Situations relating to a child’s wellbeing are taken very seriously, and as such care proceedings can be remarkably complex. Not only are there a number of different orders that can be granted – including care orders, supervision orders, special guardianship orders, and family assistance orders – but there are also a whole host of complicated terms used in these cases, such as ‘contested removal’ and ‘settlement conference’. It’s enough to overwhelm the most composed of parents.
- Care Order gives parental responsibility to the local authority, enabling them to make decisions. In some cases, children may be placed with a foster family, although they may also be placed into the care of other family members.
- Supervision Order does not give parental responsibility to the local authority, but does enable them to be involved in decisions made regarding the child. It is designed as a way for the local authority to befriend and assist the family. The child will usually be kept within the family if this order is made.
- Special Guardianship Order shares parental responsibility between the parent and an appointed guardian, who are expected to make decisions for the child together.
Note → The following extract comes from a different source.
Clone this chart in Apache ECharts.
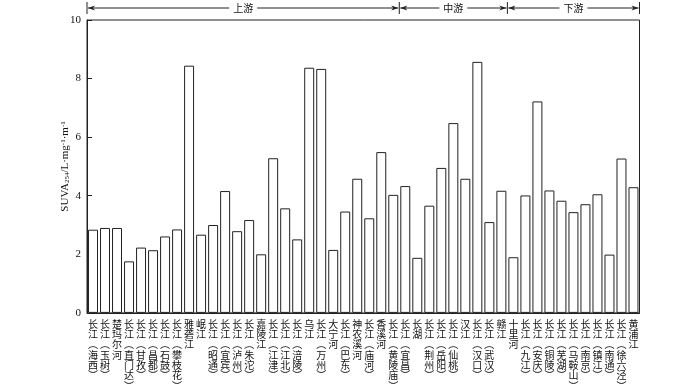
<!DOCTYPE html>
<html>
<head>
<meta charset="utf-8">
<script src="https://cdn.jsdelivr.net/npm/echarts@6/dist/echarts.min.js"></script>
<style>html,body{margin:0;padding:0;background:#fff}#c{width:700px;height:391px}</style>
</head>
<body>
<div id="c"></div>
<script>
var categories = ['长江（海西）','长江（玉树）','楚玛尔河','长江（直门达）','长江（甘孜）','长江（昌都）','长江（石鼓）','长江（攀枝花）','雅砻江','岷江','长江（昭通）','长江（宜宾）','长江（泸州）','长江（朱沱）','嘉陵江','长江（江津）','长江（江北）','长江（涪陵）','乌江','长江（万州）','大宁河','长江（巴东）','神农溪河','长江（庙河）','香溪河','长江（黄陵庙）','长江（宜昌）','长湖','长江（荆州）','长江（岳阳）','长江（仙桃）','汉江','长江（汉口）','长江（武汉）','赣江','十里河','长江（九江）','长江（安庆）','长江（铜陵）','长江（芜湖）','长江（马鞍山）','长江（南京）','长江（镇江）','长江（南通）','长江（徐六泾）','黄浦江'];
var suva = [2.84,2.9,2.9,1.76,2.23,2.14,2.61,2.85,8.44,2.67,3.0,4.16,2.79,3.17,2.0,5.28,3.57,2.51,8.37,8.33,2.15,3.46,4.58,3.23,5.49,4.03,4.33,1.88,3.66,4.95,6.48,4.58,8.57,3.1,4.17,1.9,4.01,7.22,4.18,3.83,3.44,3.71,4.05,1.99,5.27,4.29];
var yTicks = [0, 2, 4, 6, 8, 10];
var regionNames = ['上游', '中游', '下游'];
var regionStart = [0, 26, 35]; // index of first category in each region

var chart = echarts.init(document.getElementById('c'));
var FONT = "'Liberation Serif', 'Noto Sans CJK SC', serif";
var option = {
  animation: false,
  textStyle: { fontFamily: FONT },
  grid: { left: 87, right: 60.5, top: 20, bottom: 75.5, show: true, borderColor: '#222', borderWidth: 1, backgroundColor: 'transparent' },
  xAxis: {
    type: 'category',
    data: categories,
    axisLine: { show: true, lineStyle: { color: '#222', width: 1 } },
    axisTick: { show: false },
    axisLabel: {
      interval: 0,
      margin: 6,
      fontSize: 10,
      lineHeight: 10.3,
      color: '#111',
      verticalAlign: 'top',
      fontFamily: "'Noto Sans CJK SC', serif",
      formatter: function (v) {
        return v.replace(/（/g, '︵').replace(/）/g, '︶').split('').join('\n');
      }
    }
  },
  yAxis: {
    type: 'value',
    min: yTicks[0], max: yTicks[yTicks.length - 1], interval: 2,
    name: 'SUVA{sub|254}/L·mg{sup|-1}·m{sup|-1}',
    nameLocation: 'middle',
    nameGap: 16,
    nameMoveOverlap: false,
    nameRotate: 90,
    nameTextStyle: {
      fontSize: 11, color: '#111', fontFamily: FONT,
      rich: {
        sub: { fontSize: 7, verticalAlign: 'bottom', fontFamily: FONT, color: '#111', padding: [4, 0, 0, 0] },
        sup: { fontSize: 7, verticalAlign: 'top', fontFamily: FONT, color: '#111', padding: [0, 0, 4, 0] }
      }
    },
    axisLine: { show: true, lineStyle: { color: '#222', width: 1 } },
    axisTick: { show: true, inside: true, length: 5, lineStyle: { color: '#222' } },
    axisLabel: { fontSize: 11, color: '#111', margin: 6, fontFamily: FONT },
    splitLine: { show: false }
  },
  series: [{
    type: 'bar',
    data: suva,
    barCategoryGap: '17%',
    itemStyle: { color: '#fff', borderColor: '#222', borderWidth: 1 }
  }]
};
chart.setOption(option);

// top region annotation with arrows
(function () {
  var c0 = chart.convertToPixel({ xAxisIndex: 0 }, 0);
  var c1 = chart.convertToPixel({ xAxisIndex: 0 }, 1);
  var slot = c1 - c0;
  var bounds = regionStart.map(function (i) { return c0 + (i - 0.5) * slot; });
  bounds.push(c0 + (categories.length - 0.5) * slot);
  var y = 8;
  var els = [];
  var stroke = { stroke: '#222', lineWidth: 1 };
  bounds.forEach(function (bx) {
    els.push({ type: 'line', shape: { x1: bx, y1: 2, x2: bx, y2: 14 }, style: stroke });
  });
  for (var k = 0; k < regionNames.length; k++) {
    var x1 = bounds[k] + 1, x2 = bounds[k + 1] - 1;
    var mid = (x1 + x2) / 2;
    var half = 14;
    els.push({ type: 'line', shape: { x1: x1, y1: y, x2: mid - half, y2: y }, style: stroke });
    els.push({ type: 'line', shape: { x1: mid + half, y1: y, x2: x2, y2: y }, style: stroke });
    els.push({ type: 'polygon', shape: { points: [[x1, y], [x1 + 7, y - 2.5], [x1 + 5, y], [x1 + 7, y + 2.5]] }, style: { fill: '#222' } });
    els.push({ type: 'polygon', shape: { points: [[x2, y], [x2 - 7, y - 2.5], [x2 - 5, y], [x2 - 7, y + 2.5]] }, style: { fill: '#222' } });
    els.push({ type: 'text', x: mid, y: y, style: { text: regionNames[k], fontSize: 10, fontFamily: "'Noto Sans CJK SC', serif", fill: '#111', align: 'center', verticalAlign: 'middle' } });
  }
  chart.setOption({ graphic: { elements: els } });
})();
</script>
</body>
</html>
This order is often given when the child lives with extended family/close friends that have been positively assessed.
The concern with parents feeling overwhelmed by the ins and outs of care proceedings is that they may be feeling very nervous or anxious in court, and may not be able to represent themselves in the best light, or properly communicate their views. In our vast experience of care proceedings, we’ve seen how many decisions are made during the initial hearings, and so we fully believe that having a strong start is key to driving the right outcome. Seeking early advice and support is essential.
While you are the child’s parent (or main carer), the court can – and will – make the decision to remove the child from your care if they have reasonable grounds to believe that the child is at risk should they remain within in the same environment, and they can make these decisions very rapidly.
One very common problem that we see is that there is sometimes a notable discrepancy between what parents and what judges consider to be ‘reasonable grounds’. What is important to keep in mind is that courts will not take any risks where children are involved, and will often err on the side of caution. By ensuring you’re represented in court accurately from the start, you’re giving yourself the best chance to get your views across, and share your own feelings about the welfare of your child.
Support From National Legal Service
At National Legal Service, we’re proud to have a strong and highly dedicated team of specialist family solicitors who are ready to accept instruction at short notice and provide all necessary support to worried parents right from the very start of care proceedings. Experienced in working closely on a daily basis with families and children with social workers, we understand the challenges faced when communicating with various professionals involved in this decision making.
Having worked in family law for many years, we believe that the most vital piece of information that all parents should know is just how important it is to accept the support that is available for legal guardians during care proceedings, along with how important it is to seek this support during the early stages of the process. Even in situations in which you are confident that there is no risk to the child, or in situations which appear to be proceeding well, circumstances can change very quickly and being prepared is key.